As these spaces disappear, so too does the social fabric that helps us stay connected.

Where once you might bump into a neighbour,  meet someone at a fitness class, or find support in a new parent group, these interactions become increasingly rare. We’re living next door but leading completely separate lives.

How Community-Led Projects Can Improve Mental Health

We know, when the places that keep us connected and supported start disappearing, it’s no wonder things feel…bleak.

BUT there is still a way for us to move forward.

Improving the nation’s mental health starts with rebuilding a sense of community in meaningful, sustainable ways that most importantly, place people at the centre.

That means supporting community-led projects, creating welcoming spaces where people can give and receive support, and making room for shared, positive experiences and interactions.

It means recognising that solutions must be shaped with the community, not just for it.
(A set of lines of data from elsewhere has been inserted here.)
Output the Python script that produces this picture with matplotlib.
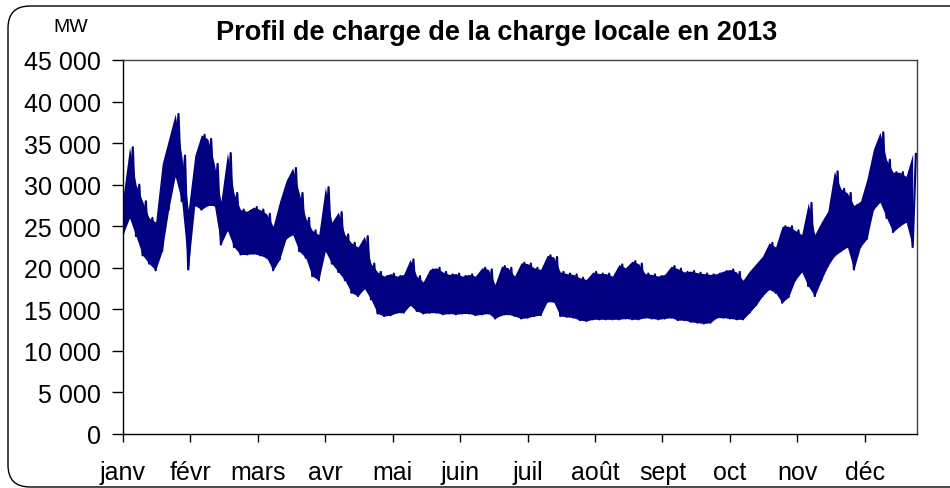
"""
Profil de charge 2013 - recreated load curve (envelope read every 3 days)
"""

import numpy as np
import matplotlib
matplotlib.use("Agg")
import matplotlib.pyplot as plt
from matplotlib.patches import FancyBboxPatch
from matplotlib.transforms import IdentityTransform
from matplotlib.ticker import FuncFormatter

plt.rcParams["font.family"] = ["Liberation Sans", "DejaVu Sans"]

# day of year for each reading (every 3 days)
days = list(range(0, 366, 3))

# daily minimum / maximum of the band, in MW
lows = [
    24000, 26000, 23800, 21500, 20500, 19700, 22000, 27000, 31000, 28000,
    19800, 27500, 27000, 27500, 27500, 22800, 24500, 22500, 21600, 21600,
    21700, 21500, 21200, 19700, 21000, 23500, 24000, 22000, 21200, 19000,
    18500, 22000, 20500, 19500, 18500, 17000, 16600, 17500, 16200, 14500,
    14200, 14300, 14600, 14600, 15500, 14800, 14500, 14600, 14600, 14400,
    14500, 14400, 14500, 14500, 14300, 14400, 14500, 13900, 14300, 14400,
    14200, 13900, 14000, 14200, 14300, 15900, 15900, 14200, 14100, 14000,
    13700, 13600, 13800, 13800, 13800, 13800, 13800, 13900, 13800, 13800,
    14000, 13900, 13800, 13900, 14000, 13700, 13700, 13500, 13400, 13300,
    13400, 14000, 14000, 13900, 13800, 13800, 14600, 15500, 16600, 17400,
    17000, 15800, 16500, 18500, 19500, 17800, 16600, 18500, 20200, 21400,
    22000, 22500, 19800, 22500, 23500, 27000, 27900, 26000, 24300, 25000,
    25500, 22500,
]
highs = [
    28500, 34500, 30000, 28000, 26000, 25500, 32500, 35500, 38500, 33500,
    27000, 33500, 36000, 35500, 32500, 28000, 33800, 29000, 27000, 26800,
    27300, 27000, 26500, 25000, 28000, 30500, 32000, 29000, 26000, 24500,
    24000, 29700, 25500, 26700, 24000, 23000, 22500, 23800, 20500, 19500,
    19000, 19300, 19000, 19200, 21000, 19000, 18300, 19800, 20000, 19500,
    19200, 19300, 19000, 19200, 19000, 20000, 19800, 18000, 20200, 20000,
    19000, 20600, 20500, 20000, 19800, 21500, 21300, 19500, 19300, 19200,
    18800, 18600, 19500, 19300, 19300, 19000, 20400, 20000, 20800, 20500,
    19300, 19200, 19000, 19200, 20200, 19900, 19500, 19600, 19400, 19300,
    19200, 19300, 19600, 19800, 19500, 18500, 19600, 20500, 21400, 23000,
    22500, 25000, 25000, 24500, 24000, 27800, 24000, 25500, 26800, 31600,
    29500, 29000, 27500, 28000, 30700, 34300, 36300, 33000, 31500, 31500,
    31000, 33700,
]

months = ["janv", "févr", "mars", "avr", "mai", "juin",
          "juil", "août", "sept", "oct", "nov", "déc"]

LINE = "#000080"


def zigzag(d, lo, hi):
    """low at day d, high half a step later -> up/down trace for the jagged edges"""
    xs, ys = [], []
    for x, a, b in zip(d, lo, hi):
        xs += [x, x + 1.5]
        ys += [a, b]
    return xs, ys


fig = plt.figure(figsize=(9.5, 4.89), dpi=100)

# rounded outer frame (pixel coordinates, right side runs off the image)
frame = FancyBboxPatch((8, 1), 975, 481, boxstyle="round,pad=0,rounding_size=22",
                       transform=IdentityTransform(), fill=False,
                       edgecolor="black", linewidth=1.0)
fig.patches.append(frame)

ax = fig.add_axes([123 / 950, 54 / 489, 794 / 950, 374 / 489])

ax.fill_between(days, lows, highs, color=LINE, linewidth=0)
zx, zy = zigzag(days, lows, highs)
ax.plot(zx, zy, color=LINE, linewidth=1.6)

ax.set_xlim(0, 365)
ax.set_ylim(0, 45000)
ax.set_yticks(np.arange(0, 45001, 5000))
ax.yaxis.set_major_formatter(FuncFormatter(lambda v, p: f"{v:,.0f}".replace(",", " ")))
ax.set_xticks([31 * i for i in range(12)])
ax.set_xticklabels(months)

ax.tick_params(axis="y", direction="out", length=8, width=1, pad=8, labelsize=18)
ax.tick_params(axis="x", direction="out", length=6, width=1, pad=13, labelsize=18)

for side in ("left", "bottom"):
    ax.spines[side].set_color("black")
    ax.spines[side].set_linewidth(1.0)
for side in ("top", "right"):
    ax.spines[side].set_color("#404040")
    ax.spines[side].set_linewidth(1.0)

fig.text(497 / 950, 1 - 40 / 489, "Profil de charge de la charge locale en 2013",
         ha="center", va="baseline", fontsize=19.5, fontweight="bold")
fig.text(71 / 950, 1 - 32 / 489, "MW", ha="center", va="baseline", fontsize=14)

fig.savefig("out.png", dpi=100)
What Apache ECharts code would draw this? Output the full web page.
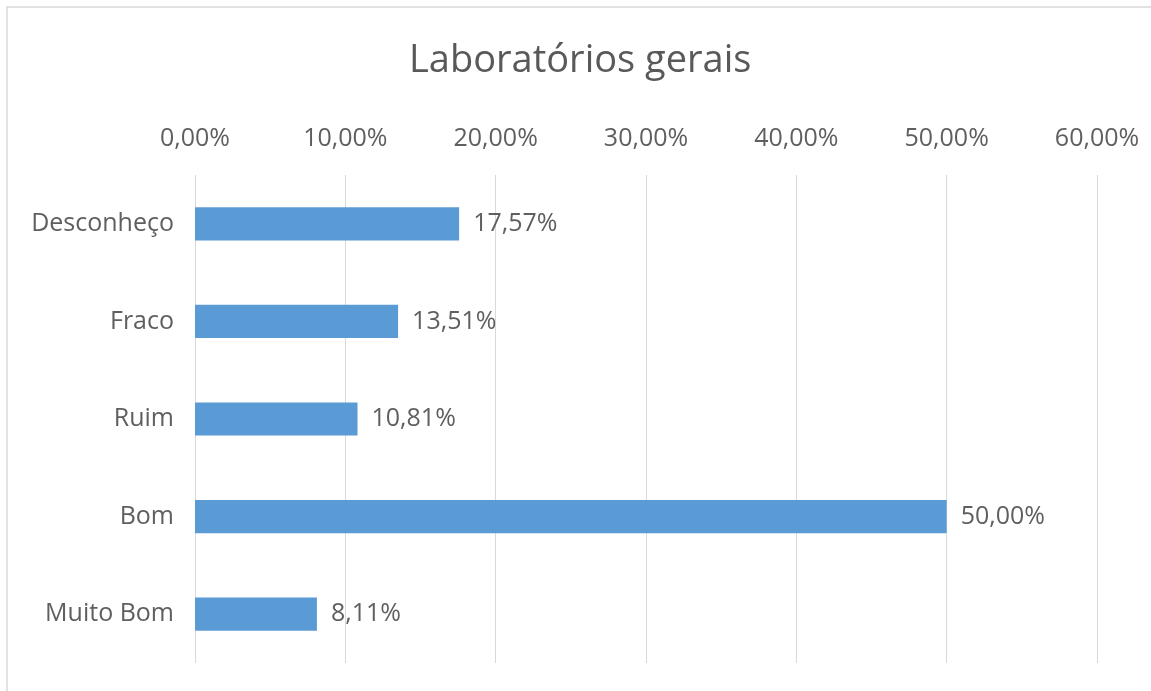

And the best part? We know it works, because we’ve seen first-hand.

By joining Cii projects and regenerating empty homes, people from all walks of life come together and create new communities built on shared goals, establish safe spaces to build their confidence, learn new skills, and discover a renewed sense of self.

We’ve seen individuals take pride in where they’re from again, reconnect with others, and for many, finally feel like they belong.

And we’re just one example.

Across the UK, social enterprises are improving mental health by creating inclusive community spaces where people can connect, access new opportunities, and find the kind of support that truly changes lives.